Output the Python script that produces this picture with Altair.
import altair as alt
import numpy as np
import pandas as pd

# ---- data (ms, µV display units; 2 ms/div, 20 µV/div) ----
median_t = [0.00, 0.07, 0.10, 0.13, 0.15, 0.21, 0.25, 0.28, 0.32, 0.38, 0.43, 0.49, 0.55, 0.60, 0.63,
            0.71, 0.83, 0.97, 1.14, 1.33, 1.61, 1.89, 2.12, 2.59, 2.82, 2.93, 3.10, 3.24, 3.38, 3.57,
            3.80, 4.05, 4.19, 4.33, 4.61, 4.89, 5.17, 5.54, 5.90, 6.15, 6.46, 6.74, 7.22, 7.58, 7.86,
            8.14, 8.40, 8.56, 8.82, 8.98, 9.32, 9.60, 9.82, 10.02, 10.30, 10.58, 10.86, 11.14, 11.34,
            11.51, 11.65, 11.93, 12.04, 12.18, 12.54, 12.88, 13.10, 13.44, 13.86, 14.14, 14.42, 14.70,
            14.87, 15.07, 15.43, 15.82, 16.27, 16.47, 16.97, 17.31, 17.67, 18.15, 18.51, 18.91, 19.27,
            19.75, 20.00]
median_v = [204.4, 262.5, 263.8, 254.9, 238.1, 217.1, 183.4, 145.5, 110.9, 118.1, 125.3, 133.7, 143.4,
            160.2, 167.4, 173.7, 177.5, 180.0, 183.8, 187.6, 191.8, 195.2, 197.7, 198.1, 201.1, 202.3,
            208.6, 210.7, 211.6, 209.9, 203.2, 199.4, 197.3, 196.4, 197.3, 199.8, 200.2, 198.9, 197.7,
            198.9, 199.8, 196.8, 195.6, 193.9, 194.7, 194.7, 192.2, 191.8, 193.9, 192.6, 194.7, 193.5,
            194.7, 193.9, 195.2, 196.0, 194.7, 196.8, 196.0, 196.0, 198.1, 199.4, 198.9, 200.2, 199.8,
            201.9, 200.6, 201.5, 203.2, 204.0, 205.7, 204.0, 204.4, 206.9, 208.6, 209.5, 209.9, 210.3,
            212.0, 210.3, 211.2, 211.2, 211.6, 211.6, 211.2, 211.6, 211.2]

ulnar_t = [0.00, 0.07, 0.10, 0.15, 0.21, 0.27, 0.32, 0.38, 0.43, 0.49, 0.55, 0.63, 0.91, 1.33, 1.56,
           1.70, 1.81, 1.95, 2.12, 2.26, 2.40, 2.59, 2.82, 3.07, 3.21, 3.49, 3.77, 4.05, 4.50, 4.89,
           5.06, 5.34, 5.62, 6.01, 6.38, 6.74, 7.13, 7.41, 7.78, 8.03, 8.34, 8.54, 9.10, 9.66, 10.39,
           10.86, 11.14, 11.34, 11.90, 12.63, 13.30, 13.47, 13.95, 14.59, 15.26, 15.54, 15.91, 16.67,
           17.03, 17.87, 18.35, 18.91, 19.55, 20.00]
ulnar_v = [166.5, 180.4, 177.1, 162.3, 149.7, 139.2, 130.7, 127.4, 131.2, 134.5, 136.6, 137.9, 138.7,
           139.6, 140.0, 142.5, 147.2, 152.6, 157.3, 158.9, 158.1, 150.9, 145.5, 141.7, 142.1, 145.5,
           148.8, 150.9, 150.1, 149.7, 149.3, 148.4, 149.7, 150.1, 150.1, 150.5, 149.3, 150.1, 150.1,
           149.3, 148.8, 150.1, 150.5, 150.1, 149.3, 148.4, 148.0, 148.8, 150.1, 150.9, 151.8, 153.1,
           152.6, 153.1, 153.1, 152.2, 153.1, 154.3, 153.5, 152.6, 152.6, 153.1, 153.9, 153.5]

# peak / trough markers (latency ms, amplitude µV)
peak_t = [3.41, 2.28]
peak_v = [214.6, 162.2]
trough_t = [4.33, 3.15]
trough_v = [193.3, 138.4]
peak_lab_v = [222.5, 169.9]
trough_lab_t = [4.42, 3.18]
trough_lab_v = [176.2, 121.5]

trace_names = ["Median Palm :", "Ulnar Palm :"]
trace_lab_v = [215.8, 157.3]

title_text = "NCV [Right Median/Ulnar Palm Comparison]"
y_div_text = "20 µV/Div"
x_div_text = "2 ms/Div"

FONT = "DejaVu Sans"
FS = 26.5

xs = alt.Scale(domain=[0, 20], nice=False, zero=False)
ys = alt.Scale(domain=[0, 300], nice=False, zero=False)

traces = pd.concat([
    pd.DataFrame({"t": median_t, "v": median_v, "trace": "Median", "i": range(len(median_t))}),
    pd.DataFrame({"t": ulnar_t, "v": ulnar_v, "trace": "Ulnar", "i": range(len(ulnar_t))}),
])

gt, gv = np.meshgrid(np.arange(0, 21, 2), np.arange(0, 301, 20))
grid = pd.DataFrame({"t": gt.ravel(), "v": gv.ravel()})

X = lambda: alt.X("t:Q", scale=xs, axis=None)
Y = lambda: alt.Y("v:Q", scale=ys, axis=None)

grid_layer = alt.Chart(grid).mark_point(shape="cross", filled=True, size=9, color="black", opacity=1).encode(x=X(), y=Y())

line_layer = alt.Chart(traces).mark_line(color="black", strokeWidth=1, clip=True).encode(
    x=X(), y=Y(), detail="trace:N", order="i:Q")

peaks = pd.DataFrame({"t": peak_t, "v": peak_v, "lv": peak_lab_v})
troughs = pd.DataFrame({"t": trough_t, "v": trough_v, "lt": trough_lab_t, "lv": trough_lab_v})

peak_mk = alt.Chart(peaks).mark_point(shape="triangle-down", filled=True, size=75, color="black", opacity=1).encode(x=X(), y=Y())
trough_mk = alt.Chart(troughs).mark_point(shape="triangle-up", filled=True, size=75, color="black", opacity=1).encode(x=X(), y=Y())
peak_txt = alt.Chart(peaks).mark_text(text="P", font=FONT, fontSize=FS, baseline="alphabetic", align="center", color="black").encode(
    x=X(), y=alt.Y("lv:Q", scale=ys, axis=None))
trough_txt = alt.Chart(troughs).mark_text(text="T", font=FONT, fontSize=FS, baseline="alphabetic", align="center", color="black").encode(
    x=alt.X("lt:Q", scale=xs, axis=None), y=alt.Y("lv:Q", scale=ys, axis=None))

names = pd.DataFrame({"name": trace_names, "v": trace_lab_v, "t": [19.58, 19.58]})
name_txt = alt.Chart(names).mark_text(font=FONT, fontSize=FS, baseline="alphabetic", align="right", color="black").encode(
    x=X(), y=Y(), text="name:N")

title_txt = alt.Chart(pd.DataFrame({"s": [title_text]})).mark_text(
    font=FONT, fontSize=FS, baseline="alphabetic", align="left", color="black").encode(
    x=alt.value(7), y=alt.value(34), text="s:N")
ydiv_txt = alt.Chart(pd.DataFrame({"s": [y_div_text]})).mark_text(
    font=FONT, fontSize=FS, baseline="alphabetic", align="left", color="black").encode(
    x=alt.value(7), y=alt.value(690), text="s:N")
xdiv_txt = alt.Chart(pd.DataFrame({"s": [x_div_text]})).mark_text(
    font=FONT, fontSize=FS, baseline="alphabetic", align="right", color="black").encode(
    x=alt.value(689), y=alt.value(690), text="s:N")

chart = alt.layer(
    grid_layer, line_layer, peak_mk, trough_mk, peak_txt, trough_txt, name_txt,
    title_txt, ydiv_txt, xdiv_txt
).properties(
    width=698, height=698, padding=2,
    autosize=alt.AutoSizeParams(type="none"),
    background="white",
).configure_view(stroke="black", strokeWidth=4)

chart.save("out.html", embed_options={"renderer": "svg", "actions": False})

...

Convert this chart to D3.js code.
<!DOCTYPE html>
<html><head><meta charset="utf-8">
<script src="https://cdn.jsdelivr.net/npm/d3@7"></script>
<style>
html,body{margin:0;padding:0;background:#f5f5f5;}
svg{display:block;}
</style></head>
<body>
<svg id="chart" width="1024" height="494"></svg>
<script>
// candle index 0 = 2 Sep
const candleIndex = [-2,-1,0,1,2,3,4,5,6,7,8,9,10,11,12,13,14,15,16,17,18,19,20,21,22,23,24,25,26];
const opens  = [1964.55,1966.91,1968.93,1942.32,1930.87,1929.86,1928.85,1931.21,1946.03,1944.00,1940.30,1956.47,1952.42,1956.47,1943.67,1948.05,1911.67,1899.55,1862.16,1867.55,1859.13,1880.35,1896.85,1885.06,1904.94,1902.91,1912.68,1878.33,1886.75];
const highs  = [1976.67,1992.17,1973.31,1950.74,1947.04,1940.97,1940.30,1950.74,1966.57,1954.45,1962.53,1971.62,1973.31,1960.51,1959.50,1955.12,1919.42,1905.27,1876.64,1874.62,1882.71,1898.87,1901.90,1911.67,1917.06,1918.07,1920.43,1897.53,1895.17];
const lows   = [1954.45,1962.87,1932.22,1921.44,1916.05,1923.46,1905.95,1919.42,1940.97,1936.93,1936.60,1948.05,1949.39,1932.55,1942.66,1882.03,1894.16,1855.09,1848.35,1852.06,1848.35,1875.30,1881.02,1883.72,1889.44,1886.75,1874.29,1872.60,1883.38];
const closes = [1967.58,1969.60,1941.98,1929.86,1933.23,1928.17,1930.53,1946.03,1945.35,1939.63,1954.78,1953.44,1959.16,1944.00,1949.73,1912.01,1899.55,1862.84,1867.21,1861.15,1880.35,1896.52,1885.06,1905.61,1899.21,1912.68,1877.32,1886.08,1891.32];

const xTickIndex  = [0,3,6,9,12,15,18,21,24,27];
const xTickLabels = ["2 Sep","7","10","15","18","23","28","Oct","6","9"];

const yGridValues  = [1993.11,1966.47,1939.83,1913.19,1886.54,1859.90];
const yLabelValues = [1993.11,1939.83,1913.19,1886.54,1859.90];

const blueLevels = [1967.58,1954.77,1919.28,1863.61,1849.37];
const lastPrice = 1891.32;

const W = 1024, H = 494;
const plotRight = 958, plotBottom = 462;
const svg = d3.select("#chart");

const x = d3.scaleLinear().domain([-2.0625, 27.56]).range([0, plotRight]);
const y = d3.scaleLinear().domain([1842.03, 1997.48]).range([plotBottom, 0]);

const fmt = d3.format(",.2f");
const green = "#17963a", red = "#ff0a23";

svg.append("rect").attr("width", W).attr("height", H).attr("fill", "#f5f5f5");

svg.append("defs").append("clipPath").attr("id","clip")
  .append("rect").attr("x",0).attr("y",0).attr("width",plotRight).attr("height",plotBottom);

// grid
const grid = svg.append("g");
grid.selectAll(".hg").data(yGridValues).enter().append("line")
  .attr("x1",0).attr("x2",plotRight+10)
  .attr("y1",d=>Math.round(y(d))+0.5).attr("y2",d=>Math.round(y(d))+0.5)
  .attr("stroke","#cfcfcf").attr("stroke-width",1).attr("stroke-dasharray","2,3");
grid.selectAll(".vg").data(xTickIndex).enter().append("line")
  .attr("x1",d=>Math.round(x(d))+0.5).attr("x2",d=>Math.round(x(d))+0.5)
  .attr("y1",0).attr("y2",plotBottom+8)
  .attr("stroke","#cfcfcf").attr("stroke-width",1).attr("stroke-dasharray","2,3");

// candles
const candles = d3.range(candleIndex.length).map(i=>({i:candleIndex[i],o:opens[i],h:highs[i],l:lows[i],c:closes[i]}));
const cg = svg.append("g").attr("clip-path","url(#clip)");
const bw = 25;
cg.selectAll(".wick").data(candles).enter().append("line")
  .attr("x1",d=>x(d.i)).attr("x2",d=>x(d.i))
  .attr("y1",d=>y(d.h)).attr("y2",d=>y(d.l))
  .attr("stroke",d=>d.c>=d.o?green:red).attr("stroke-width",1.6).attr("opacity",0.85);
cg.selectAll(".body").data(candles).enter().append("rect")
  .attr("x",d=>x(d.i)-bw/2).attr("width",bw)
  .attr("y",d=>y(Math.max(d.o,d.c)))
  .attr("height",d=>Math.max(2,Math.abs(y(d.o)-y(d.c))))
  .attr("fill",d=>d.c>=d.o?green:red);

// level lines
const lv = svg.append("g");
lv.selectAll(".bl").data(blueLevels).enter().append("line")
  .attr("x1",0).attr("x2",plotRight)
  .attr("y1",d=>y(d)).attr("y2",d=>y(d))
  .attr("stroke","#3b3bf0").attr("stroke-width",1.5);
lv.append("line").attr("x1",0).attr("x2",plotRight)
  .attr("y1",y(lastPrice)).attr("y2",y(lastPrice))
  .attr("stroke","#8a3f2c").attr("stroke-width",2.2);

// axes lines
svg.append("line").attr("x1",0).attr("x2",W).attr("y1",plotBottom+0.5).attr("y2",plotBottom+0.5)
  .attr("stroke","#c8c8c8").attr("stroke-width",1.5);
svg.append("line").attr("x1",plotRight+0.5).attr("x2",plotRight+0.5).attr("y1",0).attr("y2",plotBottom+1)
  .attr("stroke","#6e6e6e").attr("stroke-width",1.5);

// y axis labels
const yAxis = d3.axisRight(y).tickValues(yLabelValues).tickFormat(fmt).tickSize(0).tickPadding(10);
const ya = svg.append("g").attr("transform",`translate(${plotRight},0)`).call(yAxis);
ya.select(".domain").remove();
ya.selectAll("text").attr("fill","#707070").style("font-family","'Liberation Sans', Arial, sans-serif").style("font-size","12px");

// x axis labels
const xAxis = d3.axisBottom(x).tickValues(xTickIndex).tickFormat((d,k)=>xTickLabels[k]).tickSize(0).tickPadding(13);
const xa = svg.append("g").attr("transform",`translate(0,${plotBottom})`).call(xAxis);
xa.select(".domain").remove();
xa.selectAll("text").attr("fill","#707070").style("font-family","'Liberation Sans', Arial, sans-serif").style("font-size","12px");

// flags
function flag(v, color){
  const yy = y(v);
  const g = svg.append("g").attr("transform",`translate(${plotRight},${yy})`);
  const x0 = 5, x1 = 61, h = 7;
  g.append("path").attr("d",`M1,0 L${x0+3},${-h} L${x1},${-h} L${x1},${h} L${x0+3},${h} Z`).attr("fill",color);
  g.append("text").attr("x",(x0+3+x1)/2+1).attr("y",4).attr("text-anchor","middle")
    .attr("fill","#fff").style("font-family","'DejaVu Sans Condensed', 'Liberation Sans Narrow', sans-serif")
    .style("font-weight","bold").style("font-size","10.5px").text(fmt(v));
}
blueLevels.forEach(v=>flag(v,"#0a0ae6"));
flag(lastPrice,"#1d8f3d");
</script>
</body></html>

Do this: Write the lines again exactly, beginning at the line that has "Output the Python" and stopping after the line that has "212.0, 210.3, 211.2, 211.2, 211.6, 211.6, 211.2, 211.6, 211.2]"; include no other lines.

Solved exercise:
Output the Python script that produces this picture with Altair.
import altair as alt
import numpy as np
import pandas as pd

# ---- data (ms, µV display units; 2 ms/div, 20 µV/div) ----
median_t = [0.00, 0.07, 0.10, 0.13, 0.15, 0.21, 0.25, 0.28, 0.32, 0.38, 0.43, 0.49, 0.55, 0.60, 0.63,
            0.71, 0.83, 0.97, 1.14, 1.33, 1.61, 1.89, 2.12, 2.59, 2.82, 2.93, 3.10, 3.24, 3.38, 3.57,
            3.80, 4.05, 4.19, 4.33, 4.61, 4.89, 5.17, 5.54, 5.90, 6.15, 6.46, 6.74, 7.22, 7.58, 7.86,
            8.14, 8.40, 8.56, 8.82, 8.98, 9.32, 9.60, 9.82, 10.02, 10.30, 10.58, 10.86, 11.14, 11.34,
            11.51, 11.65, 11.93, 12.04, 12.18, 12.54, 12.88, 13.10, 13.44, 13.86, 14.14, 14.42, 14.70,
            14.87, 15.07, 15.43, 15.82, 16.27, 16.47, 16.97, 17.31, 17.67, 18.15, 18.51, 18.91, 19.27,
            19.75, 20.00]
median_v = [204.4, 262.5, 263.8, 254.9, 238.1, 217.1, 183.4, 145.5, 110.9, 118.1, 125.3, 133.7, 143.4,
            160.2, 167.4, 173.7, 177.5, 180.0, 183.8, 187.6, 191.8, 195.2, 197.7, 198.1, 201.1, 202.3,
            208.6, 210.7, 211.6, 209.9, 203.2, 199.4, 197.3, 196.4, 197.3, 199.8, 200.2, 198.9, 197.7,
            198.9, 199.8, 196.8, 195.6, 193.9, 194.7, 194.7, 192.2, 191.8, 193.9, 192.6, 194.7, 193.5,
            194.7, 193.9, 195.2, 196.0, 194.7, 196.8, 196.0, 196.0, 198.1, 199.4, 198.9, 200.2, 199.8,
            201.9, 200.6, 201.5, 203.2, 204.0, 205.7, 204.0, 204.4, 206.9, 208.6, 209.5, 209.9, 210.3,
            212.0, 210.3, 211.2, 211.2, 211.6, 211.6, 211.2, 211.6, 211.2]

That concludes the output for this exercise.